Another recent study from this spring found that the frequency of autumn days with extreme fire weather conditions has more than doubled since the 1980s, fueled by a combination of less rainfall and warmer temperatures.

But many scientists believe that there is more at play contributing to this extreme weather than simply the direct effects of warming and drying. One of those mechanisms is the indirect impacts of global warming on the most influential weather-maker on day-to-day conditions: the jet stream.

The speed and orientation of the jet stream — a river of fast-moving air currents in the atmosphere — determines the track, intensity and forward speed of most storm systems and also how cold or hot the weather is. The attributes of the jet stream at any given moment are determined largely by the placement of hot and cold air masses and the strength of the gradient between them. Because the Arctic has been warming at three times the rate of the rest of the globe, climate scientists know human-caused climate change is throwing the jet stream off-kilter. But how and to what extent is not totally understood.

A number of climate scientists believe that a warmer Arctic is slowing down the jet stream during certain times of year, resulting in a more wavy jet stream.
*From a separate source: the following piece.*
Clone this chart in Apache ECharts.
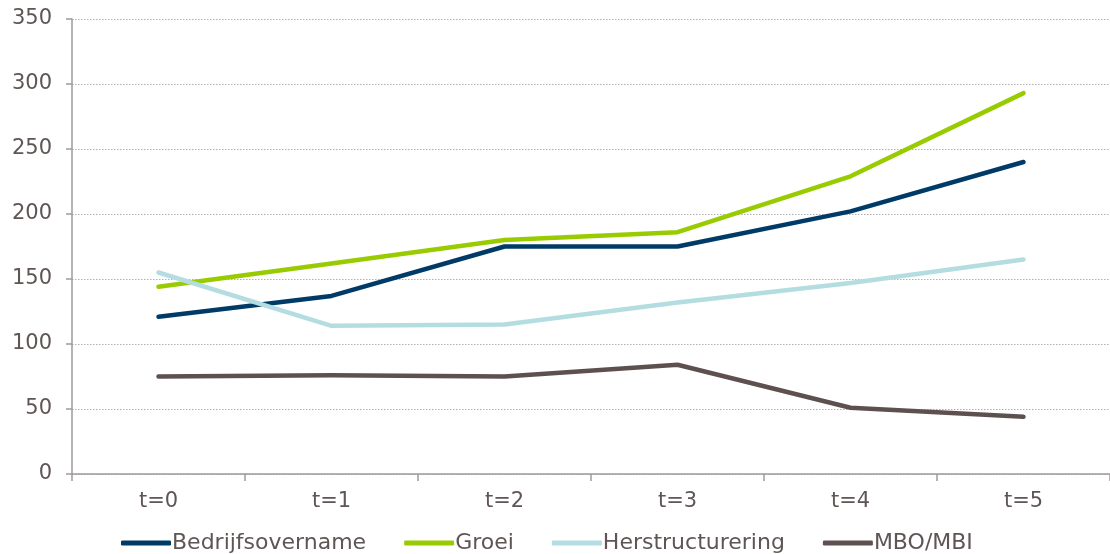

As shown below, a wavy jet stream can catapult warm air northward into the Arctic and drive cold air far southward. This is exactly what happened during the catastrophic Midwest floods in 2019 and is also the kind of pattern we have right now, which is causing record low temperatures and extremely early season snow in the Rockies and Plains. A wavy jet stream is a normal part of nature, but climate change may be making it more amplified, resulting in more extremes.

"I think it's a triple whammy — heat and drought, which are favored by climate change, and the extra added ingredient is the slower, wavier jet stream," explains Mann. But he says the wavier jet stream isn't well resolved by current models, thus they underestimate the extremity of weather events enhanced by climate change.
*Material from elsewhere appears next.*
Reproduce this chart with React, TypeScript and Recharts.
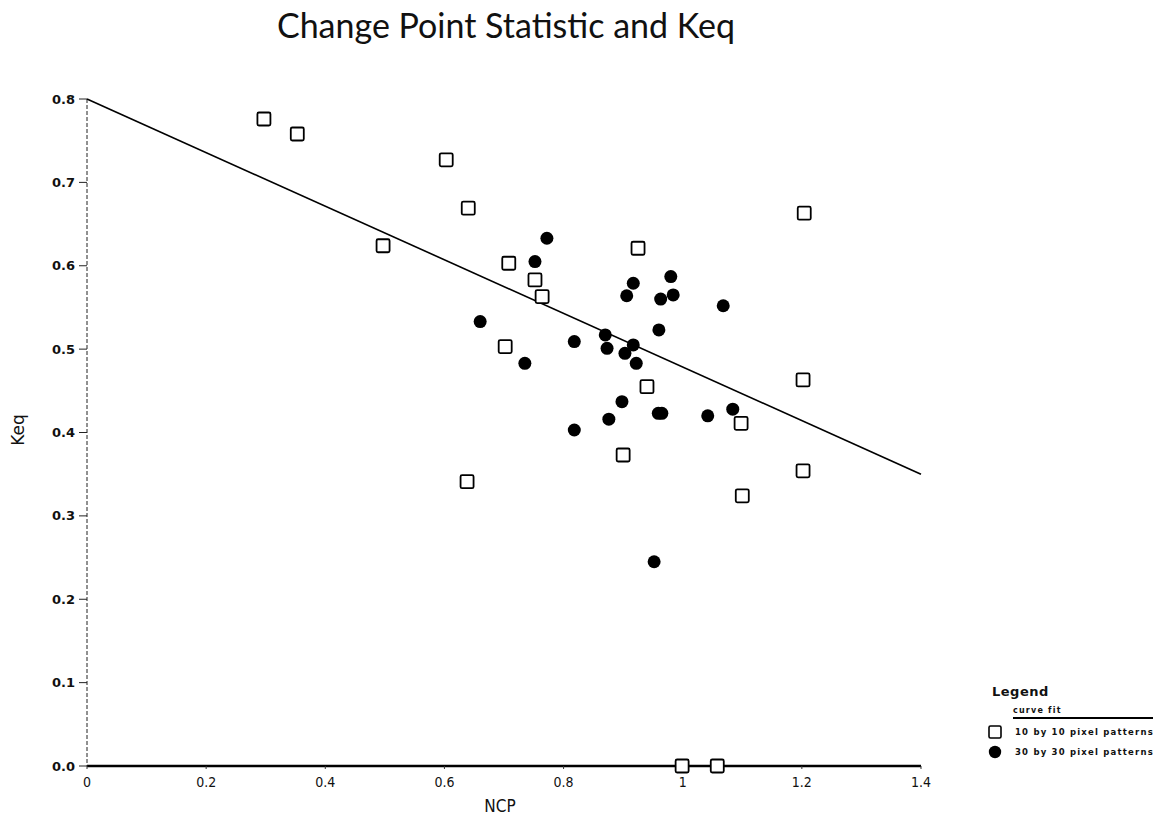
import React from "react";
import {
  ScatterChart,
  Scatter,
  XAxis,
  YAxis,
  Label,
} from "recharts";

// 10 by 10 pixel patterns
const smallNcp = [0.297, 0.353, 0.603, 0.64, 0.497, 0.925, 1.204, 0.708, 0.752, 0.764, 0.702, 0.94, 1.202, 1.098, 0.9, 0.638, 1.1, 1.202, 0.999, 1.058];
const smallKeq = [0.776, 0.758, 0.727, 0.669, 0.624, 0.621, 0.663, 0.603, 0.583, 0.563, 0.503, 0.455, 0.463, 0.411, 0.373, 0.341, 0.324, 0.354, 0.0, 0.0];

// 30 by 30 pixel patterns
const largeNcp = [0.772, 0.752, 0.917, 0.98, 0.906, 0.963, 0.984, 1.068, 0.66, 0.96, 0.818, 0.87, 0.873, 0.917, 0.903, 0.922, 0.735, 0.898, 0.959, 0.965, 1.042, 1.084, 0.876, 0.818, 0.952];
const largeKeq = [0.633, 0.605, 0.579, 0.587, 0.564, 0.56, 0.565, 0.552, 0.533, 0.523, 0.509, 0.517, 0.501, 0.505, 0.495, 0.483, 0.483, 0.437, 0.423, 0.423, 0.42, 0.428, 0.416, 0.403, 0.245];

// curve fit end points
const fitNcp = [0, 1.4];
const fitKeq = [0.8, 0.35];

const xTicks = [0, 0.2, 0.4, 0.6, 0.8, 1, 1.2, 1.4];
const xTickLabels = ["0", "0.2", "0.4", "0.6", "0.8", "1", "1.2", "1.4"];
const yTicks = [0, 0.1, 0.2, 0.3, 0.4, 0.5, 0.6, 0.7, 0.8];
const yTickLabels = ["0.0", "0.1", "0.2", "0.3", "0.4", "0.5", "0.6", "0.7", "0.8"];

const pairs = (xs: number[], ys: number[]) => xs.map((x, i) => ({ x, y: ys[i] }));

const smallData = pairs(smallNcp, smallKeq);
const largeData = pairs(largeNcp, largeKeq);
const fitData = pairs(fitNcp, fitKeq);

const SquareDot = (p: any) => (
  <rect x={p.cx - 6.5} y={p.cy - 6.5} width={13} height={13} rx={1.5} fill="#fff" stroke="#000" strokeWidth={1.8} />
);
const RoundDot = (p: any) => <circle cx={p.cx} cy={p.cy} r={6.5} fill="#000" />;
const NoDot = () => <g />;

const tickFont = { fontFamily: "DejaVu Sans", fontSize: 13, fontWeight: 700, fill: "#111" };
const xTickFont = { fontFamily: "DejaVu Sans Condensed, DejaVu Sans", fontSize: 14, fill: "#111" };

const legendRows = [
  { text: "10 by 10 pixel patterns", square: true },
  { text: "30 by 30 pixel patterns", square: false },
];

export default function App() {
  return (
    <div style={{ position: "absolute", left: 0, top: 0, width: 1166, height: 821, background: "#fff" }}>
      <div
        style={{
          position: "absolute",
          left: 0,
          width: 1012,
          top: 4,
          textAlign: "center",
          fontFamily: "Lato",
          fontSize: 34,
          color: "#111",
        }}
      >
        Change Point Statistic and Keq
      </div>

      <ScatterChart width={1166} height={821} margin={{ top: 99, right: 245, bottom: 25, left: 27 }}>
        <XAxis
          type="number"
          dataKey="x"
          domain={[0, 1.4]}
          ticks={xTicks}
          tickFormatter={(v: number) => xTickLabels[xTicks.indexOf(v)] ?? String(v)}
          height={30}
          axisLine={{ stroke: "#000", strokeWidth: 2.5 }}
          tickLine={{ stroke: "#333" }}
          tickSize={3}
          tickMargin={8}
          tick={xTickFont}
        >
          <Label
            content={() => (
              <text x={500} y={812} textAnchor="middle" fontFamily="DejaVu Sans Condensed, DejaVu Sans" fontSize={17} fill="#111">
                NCP
              </text>
            )}
          />
        </XAxis>
        <YAxis
          type="number"
          dataKey="y"
          domain={[0, 0.8]}
          ticks={yTicks}
          tickFormatter={(v: number) => yTickLabels[yTicks.indexOf(v)] ?? v.toFixed(1)}
          width={60}
          axisLine={{ stroke: "#222", strokeDasharray: "4 2" }}
          tickLine={{ stroke: "#222" }}
          tickSize={8}
          tickMargin={4}
          tick={tickFont}
        >
          <Label
            content={() => (
              <text
                x={24}
                y={430}
                transform="rotate(-90 24 430)"
                textAnchor="middle"
                fontFamily="DejaVu Sans"
                fontSize={17}
                fill="#111"
              >
                Keq
              </text>
            )}
          />
        </YAxis>
        <Scatter
          name="curve fit"
          data={fitData}
          line={{ stroke: "#000", strokeWidth: 1.6 }}
          lineType="joint"
          shape={NoDot}
          isAnimationActive={false}
        />
        <Scatter name="10 by 10 pixel patterns" data={smallData} shape={SquareDot} isAnimationActive={false} />
        <Scatter name="30 by 30 pixel patterns" data={largeData} shape={RoundDot} isAnimationActive={false} />
      </ScatterChart>

      <div style={{ position: "absolute", left: 986, top: 684, width: 175, fontFamily: "DejaVu Sans", color: "#111" }}>
        <div style={{ fontSize: 13, fontWeight: 700, marginLeft: 6, letterSpacing: 0.5 }}>Legend</div>
        <div
          style={{
            marginLeft: 27,
            width: 140,
            marginTop: 7,
            borderBottom: "2px solid #000",
            fontSize: 8,
            lineHeight: "10px",
            fontWeight: 700,
            paddingBottom: 1,
            letterSpacing: 1.2,
          }}
        >
          curve fit
        </div>
        {legendRows.map((row) => (
          <div key={row.text} style={{ display: "flex", alignItems: "center", height: 20, marginTop: row.square ? 3 : 0 }}>
            <svg width={29} height={16}>
              {row.square ? (
                <rect x={3} y={2} width={12} height={12} rx={1.5} fill="#fff" stroke="#000" strokeWidth={1.6} />
              ) : (
                <circle cx={9} cy={8} r={6.2} fill="#000" />
              )}
            </svg>
            <span style={{ fontSize: 8.5, fontWeight: 700, letterSpacing: 1.2 }}>{row.text}</span>
          </div>
        ))}
      </div>
    </div>
  );
}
As a result, when scientists dig into the causes of an extreme event, Mann says the studies underestimate the influence of human-caused climate change. "So if anything, climate attribution studies are likely to under-attribute the role that climate change is playing with these persistent extreme weather events," he said.

As for future fire seasons, Abatzoglou says we should expect extreme fires seasons like 2020's to become the rule rather than the exception.

"While the extent of the ongoing fire siege is beyond what most have seen in the West, the alignment of ingredients for such fire seasons is becoming more favorable as a result of climate change and land-use practices," he said. "We should expect, adapt, and prepare for similar years moving forward."